>>>

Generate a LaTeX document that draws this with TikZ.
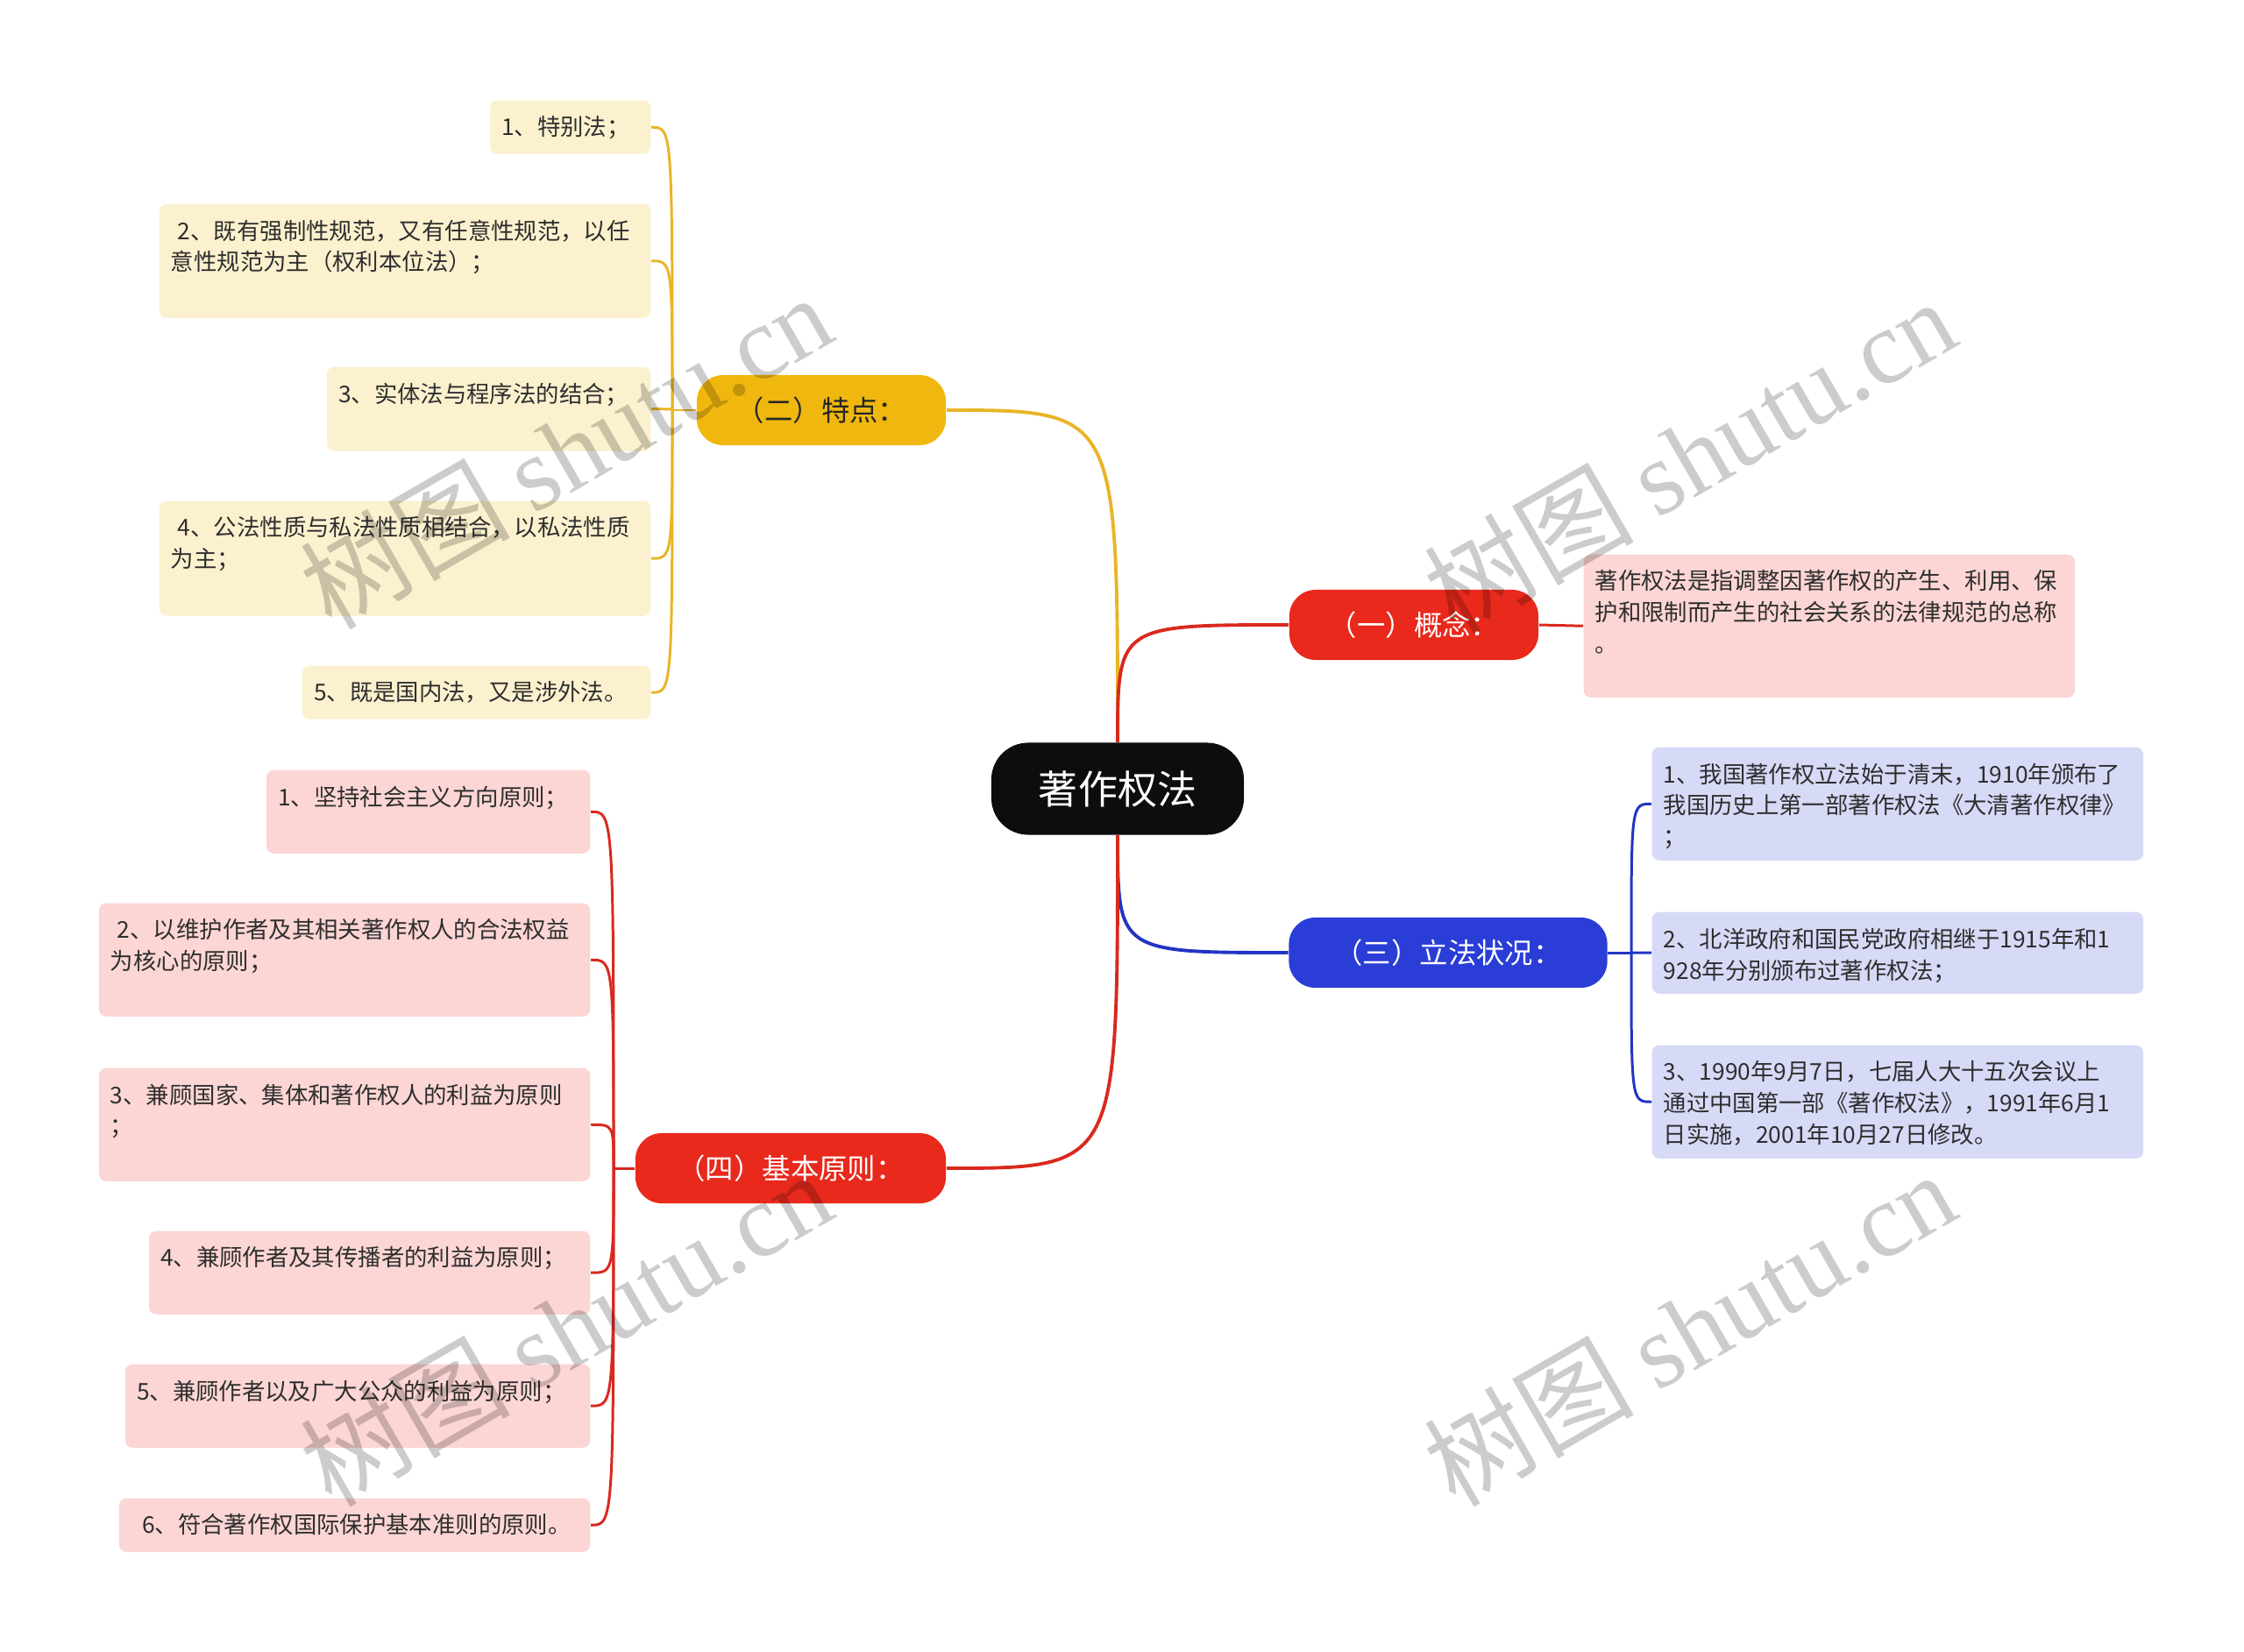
\documentclass[tikz,border=0pt]{standalone}
\usepackage{fontspec}
\setmainfont{Noto Sans CJK SC}
\newfontfamily\wmfont{Liberation Serif}
\definecolor{mapred}{HTML}{E8291C}
\definecolor{mapyellow}{HTML}{F0B80E}
\definecolor{mapblue}{HTML}{2A3DD6}
\definecolor{linered}{HTML}{D9291E}
\definecolor{lineyellow}{HTML}{E9B526}
\definecolor{lineblue}{HTML}{2234C4}
\definecolor{leafred}{HTML}{FBD6D4}
\definecolor{leafyellow}{HTML}{FCF1CF}
\definecolor{leafblue}{HTML}{D6DAF6}
\newcommand{\leafbox}[3]{\parbox[c][#2cm][t]{#1cm}{\raggedright #3}}

\begin{document}
\begin{tikzpicture}[x=0.01cm, y=-0.01cm]
  \tikzset{
    root_node/.style={fill=black!95, text=white, rounded corners=0.42cm, minimum width=2.88cm, minimum height=1.05cm, inner sep=0pt, font=\fontsize{12.8}{15}\selectfont},
    main_node/.style={text=white, rounded corners=0.3cm, minimum height=0.8cm, inner sep=0pt, font=\fontsize{9.2}{11}\selectfont},
    leaf/.style={rounded corners=0.08cm, inner xsep=0.13cm, inner ysep=0.18cm, text=black!82, font=\fontsize{7.5}{10.2}\selectfont},
    red_leaf/.style={leaf, fill=leafred},
    yellow_leaf/.style={leaf, fill=leafyellow, anchor=north east},
    blue_leaf/.style={leaf, fill=leafblue, anchor=north west},
    red_line/.style={draw=linered, line width=0.85pt},
    yellow_line/.style={draw=lineyellow, line width=0.85pt},
    blue_line/.style={draw=lineblue, line width=0.85pt},
    wm/.style={rotate=30, text=black, opacity=0.2, font=\fontsize{34}{40}\selectfont}
  }

  % Marco de la figura
  \useasboundingbox (0,0) rectangle (2560,1885);

  % Nodo central
  \node[root_node] (root) at (1275,900) {著作权法};

  % Ramas principales
  \node[main_node, fill=mapred, minimum width=2.84cm] (gainian) at (1613,713) {（一）概念：};
  \node[main_node, fill=mapyellow, text=black!85, minimum width=2.84cm] (tedian) at (937,468) {（二）特点：};
  \node[main_node, fill=mapblue, minimum width=3.63cm] (lifa) at (1652,1087) {（三）立法状况：};
  \node[main_node, fill=mapred, minimum width=3.54cm] (yuanze) at (902,1333) {（四）基本原则：};

  % Hojas de (一)
  \node[red_leaf, anchor=north west] (gn1) at (1806,632) {\leafbox{5.34}{1.27}{著作权法是指调整因著作权的产生、利用、保\\护和限制而产生的社会关系的法律规范的总称\\。}};

  % Hojas de (二)
  \node[yellow_leaf] (td1) at (743,114) {\leafbox{1.57}{0.25}{1、特别法；}};
  \node[yellow_leaf] (td2) at (743,232) {\leafbox{5.34}{0.94}{\hspace{0.3em}2、既有强制性规范，又有任意性规范，以任\\意性规范为主（权利本位法）；}};
  \node[yellow_leaf] (td3) at (743,418) {\leafbox{3.43}{0.60}{3、实体法与程序法的结合；}};
  \node[yellow_leaf] (td4) at (743,571) {\leafbox{5.34}{0.95}{\hspace{0.3em}4、公法性质与私法性质相结合，以私法性质\\为主；}};
  \node[yellow_leaf] (td5) at (743,759) {\leafbox{3.71}{0.25}{5、既是国内法，又是涉外法。}};

  % Hojas de (三)
  \node[blue_leaf] (lf1) at (1884,852) {\leafbox{5.34}{0.93}{1、我国著作权立法始于清末，1910年颁布了\\我国历史上第一部著作权法《大清著作权律》\\；}};
  \node[blue_leaf] (lf2) at (1884,1040) {\leafbox{5.34}{0.57}{2、北洋政府和国民党政府相继于1915年和1\\928年分别颁布过著作权法；}};
  \node[blue_leaf] (lf3) at (1884,1192) {\leafbox{5.34}{0.93}{3、1990年9月7日，七届人大十五次会议上\\通过中国第一部《著作权法》，1991年6月1\\日实施，2001年10月27日修改。}};

  % Hojas de (四)
  \node[red_leaf, anchor=north east] (yz1) at (674,878) {\leafbox{3.43}{0.59}{1、坚持社会主义方向原则；}};
  \node[red_leaf, anchor=north east] (yz2) at (674,1030) {\leafbox{5.34}{0.93}{\hspace{0.3em}2、以维护作者及其相关著作权人的合法权益\\为核心的原则；}};
  \node[red_leaf, anchor=north east] (yz3) at (674,1218) {\leafbox{5.34}{0.93}{3、兼顾国家、集体和著作权人的利益为原则\\；}};
  \node[red_leaf, anchor=north east] (yz4) at (674,1404) {\leafbox{4.77}{0.59}{4、兼顾作者及其传播者的利益为原则；}};
  \node[red_leaf, anchor=north east] (yz5) at (674,1556) {\leafbox{5.04}{0.59}{5、兼顾作者以及广大公众的利益为原则；}};
  \node[red_leaf, anchor=north east] (yz6) at (674,1709) {\leafbox{5.11}{0.25}{\hspace{0.5em}6、符合著作权国际保护基本准则的原则。}};

  % Conexiones desde el nodo central
  \draw[yellow_line, line width=1.1pt] (root.north) .. controls (root.north |- tedian.east) .. (tedian.east);
  \draw[red_line, line width=1.1pt] (root.north) .. controls (root.north |- gainian.west) .. (gainian.west);
  \draw[blue_line, line width=1.1pt] (root.south) .. controls (root.south |- lifa.west) .. (lifa.west);
  \draw[red_line, line width=1.1pt] (root.south) .. controls (root.south |- yuanze.east) .. (yuanze.east);

  % Conexion de (一)
  \draw[red_line] (gainian.east) -- (gn1.west);

  % Conexiones de (二)
  \coordinate (jtd) at (767,468);
  \draw[yellow_line] (tedian.west) -- (jtd);
  \draw[yellow_line] (jtd) .. controls (jtd |- td1.east) .. (td1.east);
  \draw[yellow_line] (jtd) .. controls (jtd |- td2.east) .. (td2.east);
  \draw[yellow_line] (jtd) .. controls (jtd |- td3.east) .. (td3.east);
  \draw[yellow_line] (jtd) .. controls (jtd |- td4.east) .. (td4.east);
  \draw[yellow_line] (jtd) .. controls (jtd |- td5.east) .. (td5.east);

  % Conexiones de (三)
  \coordinate (jlf) at (1861,1087);
  \draw[blue_line] (lifa.east) -- (jlf);
  \draw[blue_line] (jlf) .. controls (jlf |- lf1.west) .. (lf1.west);
  \draw[blue_line] (jlf) .. controls (jlf |- lf2.west) .. (lf2.west);
  \draw[blue_line] (jlf) .. controls (jlf |- lf3.west) .. (lf3.west);

  % Conexiones de (四)
  \coordinate (jyz) at (700,1333);
  \draw[red_line] (yuanze.west) -- (jyz);
  \draw[red_line] (jyz) .. controls (jyz |- yz1.east) .. (yz1.east);
  \draw[red_line] (jyz) .. controls (jyz |- yz2.east) .. (yz2.east);
  \draw[red_line] (jyz) .. controls (jyz |- yz3.east) .. (yz3.east);
  \draw[red_line] (jyz) .. controls (jyz |- yz4.east) .. (yz4.east);
  \draw[red_line] (jyz) .. controls (jyz |- yz5.east) .. (yz5.east);
  \draw[red_line] (jyz) .. controls (jyz |- yz6.east) .. (yz6.east);

  % Marcas de agua
  \node[wm] (wm1) at (645,514) {树图 {\wmfont shutu.cn}};
  \node[wm] (wm2) at (1927,519) {树图 {\wmfont shutu.cn}};
  \node[wm] (wm3) at (645,1515) {树图 {\wmfont shutu.cn}};
  \node[wm] (wm4) at (1927,1515) {树图 {\wmfont shutu.cn}};
\end{tikzpicture}
\end{document}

<<<

• **EXERCISE**
Write out the listing word for word, omitting the pictures it holds.

• **FINAL ANSWER**
Generate a LaTeX document that draws this with TikZ.
\documentclass[tikz,border=0pt]{standalone}
\usepackage{fontspec}
\setmainfont{Noto Sans CJK SC}
\newfontfamily\wmfont{Liberation Serif}
\definecolor{mapred}{HTML}{E8291C}
\definecolor{mapyellow}{HTML}{F0B80E}
\definecolor{mapblue}{HTML}{2A3DD6}
\definecolor{linered}{HTML}{D9291E}
\definecolor{lineyellow}{HTML}{E9B526}
\definecolor{lineblue}{HTML}{2234C4}
\definecolor{leafred}{HTML}{FBD6D4}
\definecolor{leafyellow}{HTML}{FCF1CF}
\definecolor{leafblue}{HTML}{D6DAF6}
\newcommand{\leafbox}[3]{\parbox[c][#2cm][t]{#1cm}{\raggedright #3}}

\begin{document}
\begin{tikzpicture}[x=0.01cm, y=-0.01cm]
  \tikzset{
    root_node/.style={fill=black!95, text=white, rounded corners=0.42cm, minimum width=2.88cm, minimum height=1.05cm, inner sep=0pt, font=\fontsize{12.8}{15}\selectfont},
    main_node/.style={text=white, rounded corners=0.3cm, minimum height=0.8cm, inner sep=0pt, font=\fontsize{9.2}{11}\selectfont},
    leaf/.style={rounded corners=0.08cm, inner xsep=0.13cm, inner ysep=0.18cm, text=black!82, font=\fontsize{7.5}{10.2}\selectfont},
    red_leaf/.style={leaf, fill=leafred},
    yellow_leaf/.style={leaf, fill=leafyellow, anchor=north east},
    blue_leaf/.style={leaf, fill=leafblue, anchor=north west},
    red_line/.style={draw=linered, line width=0.85pt},
    yellow_line/.style={draw=lineyellow, line width=0.85pt},
    blue_line/.style={draw=lineblue, line width=0.85pt},
    wm/.style={rotate=30, text=black, opacity=0.2, font=\fontsize{34}{40}\selectfont}
  }

  % Marco de la figura
  \useasboundingbox (0,0) rectangle (2560,1885);

  % Nodo central
  \node[root_node] (root) at (1275,900) {著作权法};

  % Ramas principales
  \node[main_node, fill=mapred, minimum width=2.84cm] (gainian) at (1613,713) {（一）概念：};
  \node[main_node, fill=mapyellow, text=black!85, minimum width=2.84cm] (tedian) at (937,468) {（二）特点：};
  \node[main_node, fill=mapblue, minimum width=3.63cm] (lifa) at (1652,1087) {（三）立法状况：};
  \node[main_node, fill=mapred, minimum width=3.54cm] (yuanze) at (902,1333) {（四）基本原则：};

  % Hojas de (一)
  \node[red_leaf, anchor=north west] (gn1) at (1806,632) {\leafbox{5.34}{1.27}{著作权法是指调整因著作权的产生、利用、保\\护和限制而产生的社会关系的法律规范的总称\\。}};

  % Hojas de (二)
  \node[yellow_leaf] (td1) at (743,114) {\leafbox{1.57}{0.25}{1、特别法；}};
  \node[yellow_leaf] (td2) at (743,232) {\leafbox{5.34}{0.94}{\hspace{0.3em}2、既有强制性规范，又有任意性规范，以任\\意性规范为主（权利本位法）；}};
  \node[yellow_leaf] (td3) at (743,418) {\leafbox{3.43}{0.60}{3、实体法与程序法的结合；}};
  \node[yellow_leaf] (td4) at (743,571) {\leafbox{5.34}{0.95}{\hspace{0.3em}4、公法性质与私法性质相结合，以私法性质\\为主；}};
  \node[yellow_leaf] (td5) at (743,759) {\leafbox{3.71}{0.25}{5、既是国内法，又是涉外法。}};

  % Hojas de (三)
  \node[blue_leaf] (lf1) at (1884,852) {\leafbox{5.34}{0.93}{1、我国著作权立法始于清末，1910年颁布了\\我国历史上第一部著作权法《大清著作权律》\\；}};
  \node[blue_leaf] (lf2) at (1884,1040) {\leafbox{5.34}{0.57}{2、北洋政府和国民党政府相继于1915年和1\\928年分别颁布过著作权法；}};
  \node[blue_leaf] (lf3) at (1884,1192) {\leafbox{5.34}{0.93}{3、1990年9月7日，七届人大十五次会议上\\通过中国第一部《著作权法》，1991年6月1\\日实施，2001年10月27日修改。}};

  % Hojas de (四)
  \node[red_leaf, anchor=north east] (yz1) at (674,878) {\leafbox{3.43}{0.59}{1、坚持社会主义方向原则；}};
  \node[red_leaf, anchor=north east] (yz2) at (674,1030) {\leafbox{5.34}{0.93}{\hspace{0.3em}2、以维护作者及其相关著作权人的合法权益\\为核心的原则；}};
  \node[red_leaf, anchor=north east] (yz3) at (674,1218) {\leafbox{5.34}{0.93}{3、兼顾国家、集体和著作权人的利益为原则\\；}};
  \node[red_leaf, anchor=north east] (yz4) at (674,1404) {\leafbox{4.77}{0.59}{4、兼顾作者及其传播者的利益为原则；}};
  \node[red_leaf, anchor=north east] (yz5) at (674,1556) {\leafbox{5.04}{0.59}{5、兼顾作者以及广大公众的利益为原则；}};
  \node[red_leaf, anchor=north east] (yz6) at (674,1709) {\leafbox{5.11}{0.25}{\hspace{0.5em}6、符合著作权国际保护基本准则的原则。}};

  % Conexiones desde el nodo central
  \draw[yellow_line, line width=1.1pt] (root.north) .. controls (root.north |- tedian.east) .. (tedian.east);
  \draw[red_line, line width=1.1pt] (root.north) .. controls (root.north |- gainian.west) .. (gainian.west);
  \draw[blue_line, line width=1.1pt] (root.south) .. controls (root.south |- lifa.west) .. (lifa.west);
  \draw[red_line, line width=1.1pt] (root.south) .. controls (root.south |- yuanze.east) .. (yuanze.east);

  % Conexion de (一)
  \draw[red_line] (gainian.east) -- (gn1.west);

  % Conexiones de (二)
  \coordinate (jtd) at (767,468);
  \draw[yellow_line] (tedian.west) -- (jtd);
  \draw[yellow_line] (jtd) .. controls (jtd |- td1.east) .. (td1.east);
  \draw[yellow_line] (jtd) .. controls (jtd |- td2.east) .. (td2.east);
  \draw[yellow_line] (jtd) .. controls (jtd |- td3.east) .. (td3.east);
  \draw[yellow_line] (jtd) .. controls (jtd |- td4.east) .. (td4.east);
  \draw[yellow_line] (jtd) .. controls (jtd |- td5.east) .. (td5.east);

  % Conexiones de (三)
  \coordinate (jlf) at (1861,1087);
  \draw[blue_line] (lifa.east) -- (jlf);
  \draw[blue_line] (jlf) .. controls (jlf |- lf1.west) .. (lf1.west);
  \draw[blue_line] (jlf) .. controls (jlf |- lf2.west) .. (lf2.west);
  \draw[blue_line] (jlf) .. controls (jlf |- lf3.west) .. (lf3.west);

  % Conexiones de (四)
  \coordinate (jyz) at (700,1333);
  \draw[red_line] (yuanze.west) -- (jyz);
  \draw[red_line] (jyz) .. controls (jyz |- yz1.east) .. (yz1.east);
  \draw[red_line] (jyz) .. controls (jyz |- yz2.east) .. (yz2.east);
  \draw[red_line] (jyz) .. controls (jyz |- yz3.east) .. (yz3.east);
  \draw[red_line] (jyz) .. controls (jyz |- yz4.east) .. (yz4.east);
  \draw[red_line] (jyz) .. controls (jyz |- yz5.east) .. (yz5.east);
  \draw[red_line] (jyz) .. controls (jyz |- yz6.east) .. (yz6.east);

  % Marcas de agua
  \node[wm] (wm1) at (645,514) {树图 {\wmfont shutu.cn}};
  \node[wm] (wm2) at (1927,519) {树图 {\wmfont shutu.cn}};
  \node[wm] (wm3) at (645,1515) {树图 {\wmfont shutu.cn}};
  \node[wm] (wm4) at (1927,1515) {树图 {\wmfont shutu.cn}};
\end{tikzpicture}
\end{document}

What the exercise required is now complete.